As a former systems administrator (which comes in handy when writing about technology) I know some things that seem basic to me, but I realize after talking to people aren’t necessarily all that common of knowledge. Today, we talk about the email address on your website.
Website Email Address
You probably have an email address on your website. Of course, you do. You want people who visit your website to be able to contact you. What you might not know is that every second, of every day, there are bots out there loading webpage after webpage looking for email addresses. When it finds one, it adds it to a list, and you start getting spam.
Now, for a lot of spam, the filters on Google or your webhost provider catch the worst junk. The rest you can delete without even looking. However, some times, scumbags get clever.
Consider this: You have a freelance writing website. (Hey! Me too 🙂 You have your email address on that website. Let’s pretend it is dave @ @rcticllama.com (Good luck spamming that one.) Now, it is relatively trivial for a identity thief scumbag to out who is hosting your website. Then, said scumbag, sends you an email with a subject line like Webhost Payment Failure. Since it comes from your actual webhost, you open it. It seems legit. You follow a link to “re-enter” your payment information, and BOOM. Credit card number stolen.
One way to help avoid this is to use a separate email for your website contact email address. Make sure that you do not use that email for anything else. That way, the only emails you should be getting from that email address are questions about your website. Anything else, whether it’s an invitation to meet beautiful women from wherever, or a legitimate looking bill from your webhost is obviously a scam.
If you have already mixed your website email with another email, it’s time to start fixing it.

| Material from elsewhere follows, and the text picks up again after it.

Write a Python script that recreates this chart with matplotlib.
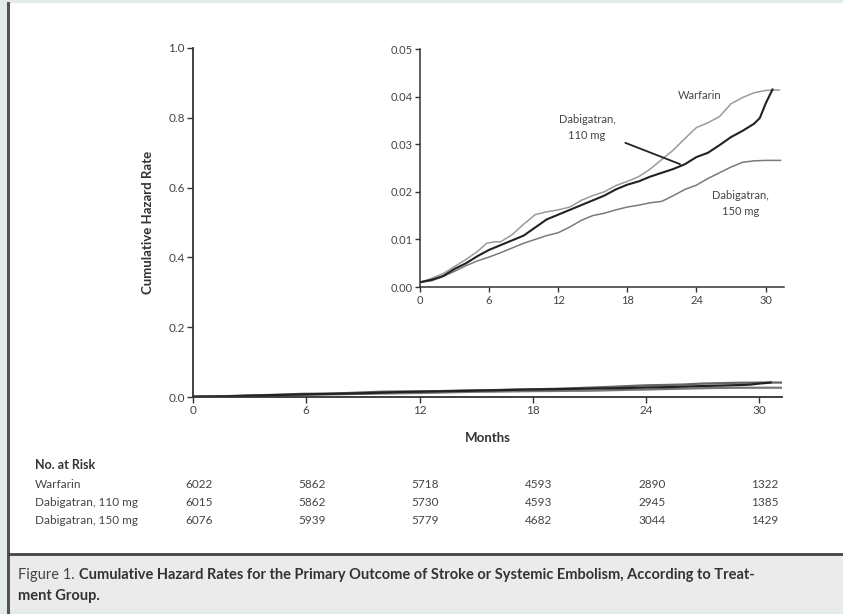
import matplotlib
matplotlib.use("Agg")
import matplotlib.pyplot as plt
from matplotlib.patches import Rectangle
from matplotlib.lines import Line2D
from matplotlib.transforms import blended_transform_factory

plt.rcParams['font.family'] = ['Lato', 'DejaVu Sans']

# cumulative hazard
war_t = [0, 1, 2, 3, 4, 5, 5.8, 6.5, 7, 8, 9, 10, 11, 12, 13, 14, 15, 16, 17, 18,
         19, 20, 21, 22, 23, 24, 25, 26, 27, 28, 29, 30, 31.2]
war_h = [0.001, 0.0018, 0.0028, 0.0043, 0.0058, 0.0075, 0.0092, 0.0095, 0.0095, 0.011,
         0.0132, 0.0152, 0.0158, 0.0162, 0.0168, 0.0182, 0.0192, 0.0200, 0.0213, 0.0222,
         0.0232, 0.0248, 0.0268, 0.0288, 0.0312, 0.0335, 0.0345, 0.0358, 0.0385, 0.0398,
         0.0408, 0.0413, 0.0414]
d110_t = [0, 1, 2, 3, 4, 5, 6, 7, 8, 9, 10, 11, 12, 13, 14, 15, 16, 17, 18, 19, 20,
          21, 22, 23, 24, 25, 26, 27, 28, 29, 29.5, 30, 30.6]
d110_h = [0.001, 0.0015, 0.0023, 0.0038, 0.005, 0.0065, 0.0078, 0.0088, 0.0098, 0.0108,
          0.0125, 0.0142, 0.0152, 0.0162, 0.0172, 0.0182, 0.0192, 0.0205, 0.0215, 0.0222,
          0.0232, 0.0240, 0.0248, 0.0258, 0.0273, 0.0282, 0.0298, 0.0315, 0.0328, 0.0343,
          0.0355, 0.0385, 0.0415]
d150_t = [0, 1, 2, 3, 4, 5, 6, 7, 8, 9, 10, 11, 12, 13, 14, 15, 16, 17, 18, 19, 20,
          21, 22, 23, 24, 25, 26, 27, 28, 29, 30, 31.3]
d150_h = [0.001, 0.0013, 0.0022, 0.0033, 0.0045, 0.0055, 0.0063, 0.0072, 0.0082, 0.0092,
          0.0100, 0.0108, 0.0114, 0.0126, 0.0140, 0.0150, 0.0155, 0.0162, 0.0168, 0.0172,
          0.0177, 0.0180, 0.0192, 0.0205, 0.0214, 0.0228, 0.0240, 0.0252, 0.0262, 0.0265,
          0.0266, 0.0266]

risk_months = [0, 6, 12, 18, 24, 30]
risk_groups = ["Warfarin", "Dabigatran, 110 mg", "Dabigatran, 150 mg"]
risk_war = [6022, 5862, 5718, 4593, 2890, 1322]
risk_d110 = [6015, 5862, 5730, 4593, 2945, 1385]
risk_d150 = [6076, 5939, 5779, 4682, 3044, 1429]

caption0 = "Figure 1."
caption1 = "Cumulative Hazard Rates for the Primary Outcome of Stroke or Systemic Embolism, According to Treat-"
caption2 = "ment Group."

W, H = 843, 614
fig = plt.figure(figsize=(W / 100, H / 100), dpi=100)
fig.patch.set_facecolor('#e4ece9')

def fx(px):
    return px / W

def fy(py):
    return 1 - py / H

# page background pieces
fig.add_artist(Rectangle((fx(9), fy(553)), 1, fy(3) - fy(553), transform=fig.transFigure,
                         facecolor='white', edgecolor='none', zorder=0))
fig.add_artist(Rectangle((fx(9), fy(611)), 1, fy(555) - fy(611), transform=fig.transFigure,
                         facecolor='#ebebeb', edgecolor='none', zorder=0))
fig.add_artist(Line2D([fx(8), fx(8)], [0, fy(3)], transform=fig.transFigure,
                      color='#555555', lw=2.2))
fig.add_artist(Line2D([fx(9), 1], [fy(554), fy(554)], transform=fig.transFigure,
                      color='#444444', lw=2.0))

txt_col = '#444444'

# main axes
ax = fig.add_axes([fx(193), fy(397), fx(782) - fx(193), fy(48) - fy(397)])
ax.set_facecolor('none')
ax.set_xlim(0, 31.2)
ax.set_ylim(0, 1.0)
ax.plot(war_t, war_h, color='#666666', lw=1.6)
ax.plot(d150_t, d150_h, color='#777777', lw=1.6)
ax.plot(d110_t, d110_h, color='#222222', lw=1.6)
ax.set_xticks(risk_months)
ax.set_yticks([0, 0.2, 0.4, 0.6, 0.8, 1.0])
ax.set_yticklabels(['0.0', '0.2', '0.4', '0.6', '0.8', '1.0'])
for s in ['top', 'right']:
    ax.spines[s].set_visible(False)
for s in ['left', 'bottom']:
    ax.spines[s].set_color('#333333')
    ax.spines[s].set_linewidth(1.3)
ax.tick_params(length=4, width=1, color='#333333', labelsize=8.5, labelcolor=txt_col, pad=2)
ax.set_ylabel('Cumulative Hazard Rate', fontsize=9.5, fontweight='bold', color='#333333', labelpad=10)
ax.set_xlabel('Months', fontsize=9.5, fontweight='bold', color='#333333', labelpad=11)

# inset
ins = fig.add_axes([fx(420), fy(287), fx(784) - fx(420), fy(49) - fy(287)])
ins.set_facecolor('none')
ins.set_xlim(0, 31.6)
ins.set_ylim(0, 0.05)
ins.plot(war_t, war_h, color='#9a9a9a', lw=1.1)
ins.plot(d150_t, d150_h, color='#7a7a7a', lw=1.1)
ins.plot(d110_t, d110_h, color='#222222', lw=1.5)
ins.set_xticks(risk_months)
ins.set_yticks([0, 0.01, 0.02, 0.03, 0.04, 0.05])
ins.set_yticklabels(['0.00', '0.01', '0.02', '0.03', '0.04', '0.05'])
for s in ['top', 'right']:
    ins.spines[s].set_visible(False)
for s in ['left', 'bottom']:
    ins.spines[s].set_color('#333333')
    ins.spines[s].set_linewidth(1.1)
ins.tick_params(length=3.5, width=1, color='#333333', labelsize=8, labelcolor=txt_col, pad=2)

ins.text(24.3, 0.0403, 'Warfarin', fontsize=8, color=txt_col, ha='center', va='center')
ins.text(14.5, 0.0335, 'Dabigatran,\n110 mg', fontsize=8, color=txt_col, ha='center',
         va='center', linespacing=1.5)
ins.annotate('', xy=(22.8, 0.0256), xytext=(17.6, 0.0305),
             arrowprops=dict(arrowstyle='-', color='#222222', lw=1.3))
ins.text(27.8, 0.0175, 'Dabigatran,\n150 mg', fontsize=8, color=txt_col, ha='center',
         va='center', linespacing=1.5)

# number at risk
fig.text(fx(35), fy(465), 'No. at Risk', fontsize=9, fontweight='bold', color='#333333',
         va='center', ha='left')
rows = [risk_war, risk_d110, risk_d150]
row_y = [484, 502, 520]
tr = blended_transform_factory(ax.transData, fig.transFigure)
for name, vals, py in zip(risk_groups, rows, row_y):
    fig.text(fx(35), fy(py), name, fontsize=8.5, color=txt_col, va='center', ha='left')
    for m, v in zip(risk_months, vals):
        ax.text(m + 0.3, fy(py), str(v), fontsize=8.5, color=txt_col, va='center', ha='center',
                transform=tr, clip_on=False)

# caption
t0 = fig.text(fx(18), fy(575), caption0, fontsize=10.5, color='#444444', va='center', ha='left')
r = fig.canvas.get_renderer()
x_end = t0.get_window_extent(renderer=r).x1
fig.text(fx(x_end + 4), fy(575), caption1, fontsize=10.5, fontweight='bold', color='#333333',
         va='center', ha='left')
fig.text(fx(18), fy(596), caption2, fontsize=10.5, fontweight='bold', color='#333333',
         va='center', ha='left')

fig.savefig('out.png', dpi=100, facecolor=fig.get_facecolor())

- Step 1: Change your real email address to something else. – It’s probably too late to save the email address on your website. By now, it’s already on hundreds of lists, and spammers trade those lists, or post them online all the time.
- Step 2: Have two “real” email addresses. – One email address will be your personal use email. Give it to clients, send email messages from it, you name it. The second will be your business sign up address. Use this email address to sign up for things you pay for. As a rule of thumb, you only use this email address when you use a credit card number. That way, you know that if you get an email from another address about anything that has to do with something you pay for, it’s bogus.
- Step 3: Monitor Your Old Email. – If you are using your original email address as your contact information email, then you’ll need to keep monitoring it anyway. If not, you do need to check it, at least until it is old enough that anyone who has it can’t expect it to work right.
By not having your true email address, or billing email address, on your website, you can save yourself a lot of time and hassle trying to figure out which emails are real, and which are hackers trying to steal everything you’ve worked hard to build.